La photographie donne à voir un corps mais son impact sur l’esprit n’est plus à prouver. Si la violence du traumatisme physique subie par les grands brûlés est matériellement visible, il n’en est pas de même pour l’impact psychologique du regard des autres.

La prise de contact avec les modèles s’est faite plus ou moins facilement. Souvent contactés par le biais des réseaux sociaux, malgré quelques refus, la plupart ont été réceptifs, chacun pour des raisons qui leur étaient propres. Tous avaient des questions, des aprioris et des inquiétudes. À l’écoute, le photographe s’est appliqué à leur présenter le projet dans les moindres détails, à répondre à toutes leurs interrogations et à les apaiser.

À plus forte raison que cette série photo implique, par choix esthétique et volonté d’obtenir un résultat intemporel, de se mettre à nu. Littéralement. De s’exposer dans son plus simple appareil face l’objectif à l’objectif de rendre la pareille, on ne peut pas dire qu’il y ait qu’un pas. S’il est délicat pour la plupart des gens de poser nu par pudeur et en raison des complexes crées par les canons de beauté, cela l’est d’autant plus pour ces grandes brûlés de montrer des cicatrices que la société stigmatise. Certains n’ayant jamais posé, et encore moins nu, Clément Marion souligne leur courage de dévoiler au grand jour ce corps habitué à être caché.

Cette série est message de tolérance et d’espoir pour toute les personnes qui sont contraintes de vivre avec leurs cicatrices. Essayer d’ouvrir vers la différence, et ce qu’elle possède de riche. 

Clément Marion pour Beware!
Femme nue posant de trois-quarts
©Clément Marion

Avec l’une des modèles, Clélia Lebreton, ils ont décidé de transformer cette série en un ouvrage : « Brûlés ». Pour accompagner les images, la jeune femme a rédigé des textes, des pensées et des réflexions optimistes sur la condition de l’être humain face à la souffrance afin de créer un recueil photographique à but thérapeutique. Financé grâce à un crowdfunding, il a par la suite été envoyé gratuitement dans différents hôpitaux afin de servir de support à la reconstruction des personnes brûlées.

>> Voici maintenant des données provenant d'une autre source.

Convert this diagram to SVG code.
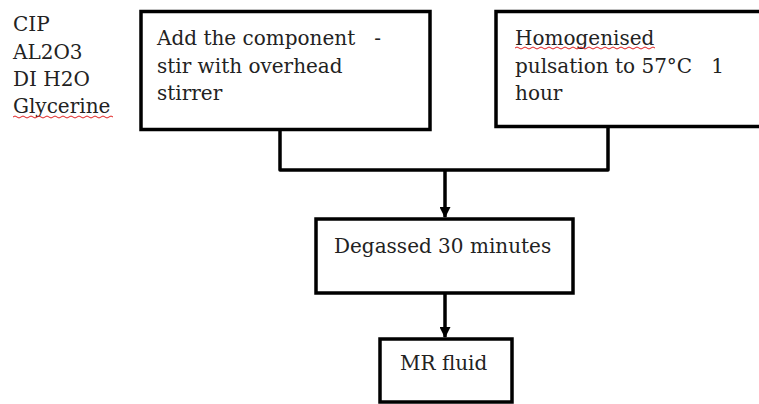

En tant que photographe, Clément Marion appréhendait cet exercice. Si l’image peut soigner, c’est qu’elle impacte émotionnellement. Par les mêmes mécanismes, il n’était donc pas exclu qu’elle puisse abîmer. D’après les retours des modèles, même si l’exercice a pu se montrer éprouvant dans sa réalisation, il a résolument été salvateur. Ainsi, le photographe projette de continuer à suivre la voie de la photothérapie.

Bien que cette série ait une place singulière au sein de son travail, Clément Marion a réalisé de nombreux autres projets. Une chose est sûre, ses prochains travaux continueront d’une manière ou d’une autre à questionner l’identité, à donner à voir le corps et ses marques et à faire la peau à l’invisibilisation.